Jacob eventually returns to his homeland and his family. He leaves the father of his wives because he realizes that there is no place for him. But as he returns home, he will need to face his brother.
Not everyone faces up to past sins. My paternal grandfather and his two brothers had a falling out in the late fifties and never spoke to each other again. But that solved nothing, it only burdened their children. It is better to own one’s sins than to run from them.
Jacob had become a wealthy man. He now sends ahead all of his wealth as gifts to his brother. And at this point it seems not an act of contrition but of appeasement, for his brother is coming to meet him with 400 men.
It is here that Jacob realizes that his life is not in his own hands. He can seek to appease his brother but there is no guarantee as he cannot make his sin undone. They have lived apart for many years. Has Esau’s anger festered in him, as it must have in my grandfather and his brothers?
It is here that he has another theophany. It is here in his weakness, unable to effect the outcome, that God comes to him again.

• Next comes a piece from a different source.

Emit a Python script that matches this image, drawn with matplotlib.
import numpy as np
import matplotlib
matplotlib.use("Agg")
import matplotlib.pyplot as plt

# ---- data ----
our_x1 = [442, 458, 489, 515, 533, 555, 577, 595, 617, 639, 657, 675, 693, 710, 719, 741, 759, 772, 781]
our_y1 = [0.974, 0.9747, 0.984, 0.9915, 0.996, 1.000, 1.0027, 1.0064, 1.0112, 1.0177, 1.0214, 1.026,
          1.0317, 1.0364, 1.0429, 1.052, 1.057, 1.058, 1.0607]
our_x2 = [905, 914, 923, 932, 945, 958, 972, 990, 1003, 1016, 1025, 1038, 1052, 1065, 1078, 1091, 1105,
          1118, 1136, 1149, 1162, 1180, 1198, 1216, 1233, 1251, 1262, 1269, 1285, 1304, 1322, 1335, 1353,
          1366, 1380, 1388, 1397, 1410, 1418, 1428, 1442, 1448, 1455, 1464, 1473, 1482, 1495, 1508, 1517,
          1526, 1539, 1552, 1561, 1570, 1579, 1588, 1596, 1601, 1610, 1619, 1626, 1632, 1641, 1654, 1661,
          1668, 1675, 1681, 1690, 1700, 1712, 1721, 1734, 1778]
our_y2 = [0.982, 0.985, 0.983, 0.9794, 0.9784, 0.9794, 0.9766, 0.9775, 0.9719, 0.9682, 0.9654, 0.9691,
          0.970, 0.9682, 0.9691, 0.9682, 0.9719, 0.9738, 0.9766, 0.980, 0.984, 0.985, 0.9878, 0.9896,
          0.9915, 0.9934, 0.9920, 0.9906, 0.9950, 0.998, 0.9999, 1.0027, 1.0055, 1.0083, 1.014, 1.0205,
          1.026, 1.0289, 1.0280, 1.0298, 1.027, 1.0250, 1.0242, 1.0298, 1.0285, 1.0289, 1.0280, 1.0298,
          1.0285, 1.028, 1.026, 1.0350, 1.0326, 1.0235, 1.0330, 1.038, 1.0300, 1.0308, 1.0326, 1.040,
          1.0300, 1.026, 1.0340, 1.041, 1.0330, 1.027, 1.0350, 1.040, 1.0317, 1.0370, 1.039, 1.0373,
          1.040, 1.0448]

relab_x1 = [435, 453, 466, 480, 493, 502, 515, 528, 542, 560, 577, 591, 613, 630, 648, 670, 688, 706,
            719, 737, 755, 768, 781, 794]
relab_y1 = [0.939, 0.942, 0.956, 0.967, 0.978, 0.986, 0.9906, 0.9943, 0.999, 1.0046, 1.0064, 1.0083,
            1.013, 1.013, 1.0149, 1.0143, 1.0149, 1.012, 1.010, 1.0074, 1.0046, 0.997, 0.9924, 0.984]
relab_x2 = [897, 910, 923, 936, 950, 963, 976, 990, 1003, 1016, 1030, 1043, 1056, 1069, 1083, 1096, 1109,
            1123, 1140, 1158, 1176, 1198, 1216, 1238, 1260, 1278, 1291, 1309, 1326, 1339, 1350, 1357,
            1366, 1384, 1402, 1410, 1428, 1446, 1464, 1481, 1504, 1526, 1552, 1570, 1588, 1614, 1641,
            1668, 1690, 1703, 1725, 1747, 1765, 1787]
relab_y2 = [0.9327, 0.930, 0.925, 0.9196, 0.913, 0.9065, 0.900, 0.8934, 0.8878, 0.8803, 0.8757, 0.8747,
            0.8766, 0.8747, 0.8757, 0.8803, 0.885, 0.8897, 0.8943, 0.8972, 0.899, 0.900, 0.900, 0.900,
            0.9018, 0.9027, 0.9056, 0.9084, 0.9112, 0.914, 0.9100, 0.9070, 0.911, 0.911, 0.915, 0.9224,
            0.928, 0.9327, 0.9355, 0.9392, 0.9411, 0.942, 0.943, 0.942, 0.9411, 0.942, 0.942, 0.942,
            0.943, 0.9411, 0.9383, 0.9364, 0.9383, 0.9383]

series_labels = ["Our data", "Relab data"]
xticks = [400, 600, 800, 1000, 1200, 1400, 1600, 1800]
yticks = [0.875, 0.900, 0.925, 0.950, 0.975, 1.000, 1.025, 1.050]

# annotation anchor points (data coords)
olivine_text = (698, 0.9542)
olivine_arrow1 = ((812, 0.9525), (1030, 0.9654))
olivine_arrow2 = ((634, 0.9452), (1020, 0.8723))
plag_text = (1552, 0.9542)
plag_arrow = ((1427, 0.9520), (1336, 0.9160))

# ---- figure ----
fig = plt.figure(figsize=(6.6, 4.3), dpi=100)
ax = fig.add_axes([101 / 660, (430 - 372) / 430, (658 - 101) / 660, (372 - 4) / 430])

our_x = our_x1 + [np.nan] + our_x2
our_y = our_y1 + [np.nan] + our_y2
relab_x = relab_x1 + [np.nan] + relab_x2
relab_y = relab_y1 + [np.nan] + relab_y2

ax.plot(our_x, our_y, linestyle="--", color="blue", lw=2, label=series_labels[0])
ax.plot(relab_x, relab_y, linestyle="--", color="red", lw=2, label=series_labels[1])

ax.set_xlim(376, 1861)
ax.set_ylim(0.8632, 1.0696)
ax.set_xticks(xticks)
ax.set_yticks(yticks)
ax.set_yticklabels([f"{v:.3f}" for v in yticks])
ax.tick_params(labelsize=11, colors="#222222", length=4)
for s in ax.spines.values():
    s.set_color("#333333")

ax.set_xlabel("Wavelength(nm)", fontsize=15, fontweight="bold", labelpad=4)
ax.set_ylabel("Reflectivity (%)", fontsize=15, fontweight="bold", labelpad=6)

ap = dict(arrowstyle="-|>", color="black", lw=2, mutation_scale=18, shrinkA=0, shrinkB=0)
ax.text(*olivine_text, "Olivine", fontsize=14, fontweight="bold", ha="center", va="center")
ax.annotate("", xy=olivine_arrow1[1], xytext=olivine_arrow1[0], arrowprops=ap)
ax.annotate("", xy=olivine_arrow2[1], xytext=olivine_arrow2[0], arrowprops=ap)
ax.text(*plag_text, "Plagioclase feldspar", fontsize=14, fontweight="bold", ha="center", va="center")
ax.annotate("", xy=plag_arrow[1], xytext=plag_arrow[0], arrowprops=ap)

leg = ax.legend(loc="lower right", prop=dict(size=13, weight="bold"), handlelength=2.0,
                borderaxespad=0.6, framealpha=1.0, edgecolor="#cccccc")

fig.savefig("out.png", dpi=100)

This is what we heard in our first reading.
As Jacob has sent his family across the river and is left all alone, a stranger comes and wrestles with him until daybreak. This stranger is not a robber but is a stand-in for God. Is God wrestling with Jacob to get Jacob’s attention? We do not know. Rather it seems that God Makes himself available to Jacob and it is Jacob who wrestles God as he refuses to let God go, unless God first blesses him.
We learn that Jacob saw God face to face and lived. That God lets Godself be held by him and allows Jacob to extort a blessing that turns out to be a most extravagant blessing, a blessing that echoes God’s blessing to Abraham and Sarah and the one at Bethel, and that God does not extinguish the life of this trickster, that shows us who God is. One who forgives, who blesses, and who makes all things new. Not with violence, not with force, but by being present in weakness. For us who read the Hebrew scriptures from the perspective of the New Testament, it is clear that there are clear linkages between the One who is willing to be held in a wrestling match, and the One who gives life to the world through his death.

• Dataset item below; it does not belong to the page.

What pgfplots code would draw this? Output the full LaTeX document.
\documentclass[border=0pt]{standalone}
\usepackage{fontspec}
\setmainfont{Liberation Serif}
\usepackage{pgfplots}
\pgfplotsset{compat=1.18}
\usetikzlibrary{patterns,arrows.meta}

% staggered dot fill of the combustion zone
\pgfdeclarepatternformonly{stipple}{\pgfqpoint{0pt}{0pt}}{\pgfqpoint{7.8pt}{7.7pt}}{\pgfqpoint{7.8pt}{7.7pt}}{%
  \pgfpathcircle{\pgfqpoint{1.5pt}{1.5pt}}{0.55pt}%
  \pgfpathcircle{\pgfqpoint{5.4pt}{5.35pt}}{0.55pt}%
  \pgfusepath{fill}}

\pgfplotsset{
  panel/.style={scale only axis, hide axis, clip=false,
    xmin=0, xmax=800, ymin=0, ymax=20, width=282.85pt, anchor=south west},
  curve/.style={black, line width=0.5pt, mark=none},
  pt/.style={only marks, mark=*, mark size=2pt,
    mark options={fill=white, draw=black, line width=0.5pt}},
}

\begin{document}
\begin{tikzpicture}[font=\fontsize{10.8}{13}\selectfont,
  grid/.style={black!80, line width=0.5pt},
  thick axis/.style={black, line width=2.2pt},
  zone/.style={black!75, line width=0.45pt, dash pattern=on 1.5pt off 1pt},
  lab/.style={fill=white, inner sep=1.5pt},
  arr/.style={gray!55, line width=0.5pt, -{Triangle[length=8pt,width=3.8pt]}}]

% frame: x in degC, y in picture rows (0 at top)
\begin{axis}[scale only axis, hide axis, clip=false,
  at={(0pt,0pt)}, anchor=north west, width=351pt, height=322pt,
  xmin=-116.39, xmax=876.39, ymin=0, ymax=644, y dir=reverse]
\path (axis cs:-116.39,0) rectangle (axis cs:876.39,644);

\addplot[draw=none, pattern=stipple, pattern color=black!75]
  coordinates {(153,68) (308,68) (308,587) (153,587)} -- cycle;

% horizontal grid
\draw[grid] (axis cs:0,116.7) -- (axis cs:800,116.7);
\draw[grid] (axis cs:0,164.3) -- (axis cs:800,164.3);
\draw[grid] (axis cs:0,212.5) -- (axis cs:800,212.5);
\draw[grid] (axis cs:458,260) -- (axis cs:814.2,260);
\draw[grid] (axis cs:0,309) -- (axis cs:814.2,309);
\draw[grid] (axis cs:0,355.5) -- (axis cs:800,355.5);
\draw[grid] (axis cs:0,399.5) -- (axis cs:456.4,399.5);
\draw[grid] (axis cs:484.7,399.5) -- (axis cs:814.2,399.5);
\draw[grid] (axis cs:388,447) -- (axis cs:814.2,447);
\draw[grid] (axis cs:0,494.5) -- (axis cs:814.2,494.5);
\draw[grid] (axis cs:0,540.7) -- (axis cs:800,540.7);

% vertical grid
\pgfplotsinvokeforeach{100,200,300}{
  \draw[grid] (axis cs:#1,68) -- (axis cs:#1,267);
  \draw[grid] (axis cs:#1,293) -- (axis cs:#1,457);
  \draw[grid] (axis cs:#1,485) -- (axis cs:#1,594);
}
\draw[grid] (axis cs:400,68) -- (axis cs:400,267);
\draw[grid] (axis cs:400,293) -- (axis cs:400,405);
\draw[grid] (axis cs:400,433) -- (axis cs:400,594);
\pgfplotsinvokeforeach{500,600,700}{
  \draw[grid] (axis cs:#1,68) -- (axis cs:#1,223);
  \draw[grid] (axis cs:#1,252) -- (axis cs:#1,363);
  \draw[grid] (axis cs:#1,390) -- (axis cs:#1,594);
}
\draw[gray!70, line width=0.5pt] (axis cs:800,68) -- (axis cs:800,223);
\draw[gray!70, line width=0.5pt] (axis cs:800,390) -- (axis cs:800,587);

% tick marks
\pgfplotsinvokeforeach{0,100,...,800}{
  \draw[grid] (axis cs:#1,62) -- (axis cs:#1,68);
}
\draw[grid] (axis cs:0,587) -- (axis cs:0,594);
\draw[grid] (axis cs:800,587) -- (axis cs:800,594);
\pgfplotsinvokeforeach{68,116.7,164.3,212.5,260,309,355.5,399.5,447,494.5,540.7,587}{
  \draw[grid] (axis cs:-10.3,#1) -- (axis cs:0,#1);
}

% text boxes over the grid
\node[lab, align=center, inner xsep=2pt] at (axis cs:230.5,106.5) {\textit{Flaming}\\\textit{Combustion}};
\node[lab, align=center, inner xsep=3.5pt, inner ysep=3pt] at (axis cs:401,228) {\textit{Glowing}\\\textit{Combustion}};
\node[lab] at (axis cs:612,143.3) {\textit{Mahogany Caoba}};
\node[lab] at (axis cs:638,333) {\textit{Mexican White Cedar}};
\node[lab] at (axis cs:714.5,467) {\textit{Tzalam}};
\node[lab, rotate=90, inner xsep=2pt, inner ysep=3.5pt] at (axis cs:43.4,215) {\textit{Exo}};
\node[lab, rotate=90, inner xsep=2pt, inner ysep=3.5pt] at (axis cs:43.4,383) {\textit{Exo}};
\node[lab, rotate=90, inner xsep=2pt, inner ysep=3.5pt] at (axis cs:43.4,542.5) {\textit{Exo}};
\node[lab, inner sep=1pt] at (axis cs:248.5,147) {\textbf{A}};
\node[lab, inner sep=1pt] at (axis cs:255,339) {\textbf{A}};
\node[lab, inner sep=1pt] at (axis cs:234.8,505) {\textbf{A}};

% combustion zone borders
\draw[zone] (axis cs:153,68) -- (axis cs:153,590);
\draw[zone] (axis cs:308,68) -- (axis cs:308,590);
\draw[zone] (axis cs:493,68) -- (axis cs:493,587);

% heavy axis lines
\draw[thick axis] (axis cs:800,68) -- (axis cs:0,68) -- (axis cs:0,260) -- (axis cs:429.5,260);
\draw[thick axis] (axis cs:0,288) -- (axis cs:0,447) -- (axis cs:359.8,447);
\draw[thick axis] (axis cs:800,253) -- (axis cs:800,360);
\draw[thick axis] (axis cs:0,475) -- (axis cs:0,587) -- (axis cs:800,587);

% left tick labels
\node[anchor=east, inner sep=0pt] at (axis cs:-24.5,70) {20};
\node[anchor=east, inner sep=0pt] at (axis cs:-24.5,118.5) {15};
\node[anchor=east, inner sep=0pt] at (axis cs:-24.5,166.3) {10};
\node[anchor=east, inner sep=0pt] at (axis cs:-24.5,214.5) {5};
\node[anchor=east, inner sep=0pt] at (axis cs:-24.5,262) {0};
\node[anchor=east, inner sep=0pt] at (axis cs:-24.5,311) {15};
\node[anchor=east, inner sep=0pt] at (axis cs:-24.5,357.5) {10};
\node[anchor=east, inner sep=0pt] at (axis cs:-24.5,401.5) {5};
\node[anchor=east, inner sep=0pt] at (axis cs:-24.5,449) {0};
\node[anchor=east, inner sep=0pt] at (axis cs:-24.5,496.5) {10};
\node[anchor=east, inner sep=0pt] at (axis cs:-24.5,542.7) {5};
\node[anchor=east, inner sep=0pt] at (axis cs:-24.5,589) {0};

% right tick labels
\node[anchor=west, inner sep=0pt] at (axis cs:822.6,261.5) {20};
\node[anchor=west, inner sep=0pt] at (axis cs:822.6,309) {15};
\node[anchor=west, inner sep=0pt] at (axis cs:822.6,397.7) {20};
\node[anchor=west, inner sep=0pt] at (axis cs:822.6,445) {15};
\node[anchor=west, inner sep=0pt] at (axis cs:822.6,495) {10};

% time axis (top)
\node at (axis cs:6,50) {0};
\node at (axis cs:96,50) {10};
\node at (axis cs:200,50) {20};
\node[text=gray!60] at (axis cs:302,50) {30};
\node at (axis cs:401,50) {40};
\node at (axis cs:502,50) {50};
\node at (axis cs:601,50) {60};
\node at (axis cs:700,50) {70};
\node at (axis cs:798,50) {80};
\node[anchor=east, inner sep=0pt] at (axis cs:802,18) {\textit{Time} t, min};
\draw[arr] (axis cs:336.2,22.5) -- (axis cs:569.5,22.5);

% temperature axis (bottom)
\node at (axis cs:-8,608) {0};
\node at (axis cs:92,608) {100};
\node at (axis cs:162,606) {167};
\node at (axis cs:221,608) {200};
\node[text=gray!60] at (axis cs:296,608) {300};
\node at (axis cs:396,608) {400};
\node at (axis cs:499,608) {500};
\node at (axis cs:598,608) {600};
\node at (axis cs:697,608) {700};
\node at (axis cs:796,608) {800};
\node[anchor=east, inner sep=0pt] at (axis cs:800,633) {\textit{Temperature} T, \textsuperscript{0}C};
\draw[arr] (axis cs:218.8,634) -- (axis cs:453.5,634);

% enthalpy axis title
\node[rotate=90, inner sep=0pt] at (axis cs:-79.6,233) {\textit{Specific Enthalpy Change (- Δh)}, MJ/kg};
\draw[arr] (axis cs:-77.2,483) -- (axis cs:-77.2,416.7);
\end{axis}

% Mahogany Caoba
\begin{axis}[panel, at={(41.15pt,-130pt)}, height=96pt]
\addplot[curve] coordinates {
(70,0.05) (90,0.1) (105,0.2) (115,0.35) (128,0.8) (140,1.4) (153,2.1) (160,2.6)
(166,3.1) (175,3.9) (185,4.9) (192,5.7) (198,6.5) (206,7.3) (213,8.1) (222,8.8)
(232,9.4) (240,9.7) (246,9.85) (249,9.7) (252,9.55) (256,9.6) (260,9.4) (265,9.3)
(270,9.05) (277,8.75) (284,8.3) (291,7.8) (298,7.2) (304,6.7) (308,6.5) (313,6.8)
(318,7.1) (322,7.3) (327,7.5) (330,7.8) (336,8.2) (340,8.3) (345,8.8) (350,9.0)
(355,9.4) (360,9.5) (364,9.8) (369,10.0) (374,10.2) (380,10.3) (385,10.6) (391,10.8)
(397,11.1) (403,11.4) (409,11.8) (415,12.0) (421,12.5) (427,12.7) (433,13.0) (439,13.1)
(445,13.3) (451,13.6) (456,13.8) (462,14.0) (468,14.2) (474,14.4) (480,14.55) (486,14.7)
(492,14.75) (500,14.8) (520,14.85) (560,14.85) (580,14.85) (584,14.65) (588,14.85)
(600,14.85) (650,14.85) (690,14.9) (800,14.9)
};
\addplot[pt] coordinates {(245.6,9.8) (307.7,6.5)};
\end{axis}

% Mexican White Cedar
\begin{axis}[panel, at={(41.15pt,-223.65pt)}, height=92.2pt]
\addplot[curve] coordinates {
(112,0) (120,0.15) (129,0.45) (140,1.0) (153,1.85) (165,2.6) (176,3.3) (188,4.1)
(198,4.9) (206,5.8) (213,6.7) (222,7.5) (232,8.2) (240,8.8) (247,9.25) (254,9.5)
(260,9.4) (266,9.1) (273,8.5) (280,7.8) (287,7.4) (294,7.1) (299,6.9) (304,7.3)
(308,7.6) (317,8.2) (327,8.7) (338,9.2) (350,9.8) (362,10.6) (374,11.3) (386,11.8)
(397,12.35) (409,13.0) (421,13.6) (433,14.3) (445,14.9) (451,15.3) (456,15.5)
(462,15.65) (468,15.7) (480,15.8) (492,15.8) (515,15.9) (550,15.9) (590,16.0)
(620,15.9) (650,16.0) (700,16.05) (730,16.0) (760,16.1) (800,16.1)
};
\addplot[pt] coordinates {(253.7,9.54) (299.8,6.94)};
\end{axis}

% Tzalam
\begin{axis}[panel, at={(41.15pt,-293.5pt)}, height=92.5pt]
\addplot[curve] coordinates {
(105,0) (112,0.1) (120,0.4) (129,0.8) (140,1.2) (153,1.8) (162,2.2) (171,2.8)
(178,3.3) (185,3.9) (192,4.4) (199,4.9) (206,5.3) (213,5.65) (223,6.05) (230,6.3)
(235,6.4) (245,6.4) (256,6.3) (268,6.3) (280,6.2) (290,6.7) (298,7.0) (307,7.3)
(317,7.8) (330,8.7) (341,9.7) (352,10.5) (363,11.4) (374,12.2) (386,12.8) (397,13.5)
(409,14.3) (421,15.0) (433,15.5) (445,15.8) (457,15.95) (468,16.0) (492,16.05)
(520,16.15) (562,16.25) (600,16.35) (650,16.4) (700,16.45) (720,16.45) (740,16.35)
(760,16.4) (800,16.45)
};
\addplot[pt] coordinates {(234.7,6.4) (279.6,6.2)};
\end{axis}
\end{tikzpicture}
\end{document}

If we read the next chapter we would see that Esau may be coming to meet Jacob with 400 men, but he receives him in peace. Jacob who wrestled God with his own hands and has seen the face of God, now says to his brother, “truly to see your face is like seeing the face of God – since you have received me with such favour.” (33:10)
May we too see the face of God that we may live in peace.
And may the shame over our own sin not keep us from seeking the mercy and favour of God. For nothing can keep God from seeking us.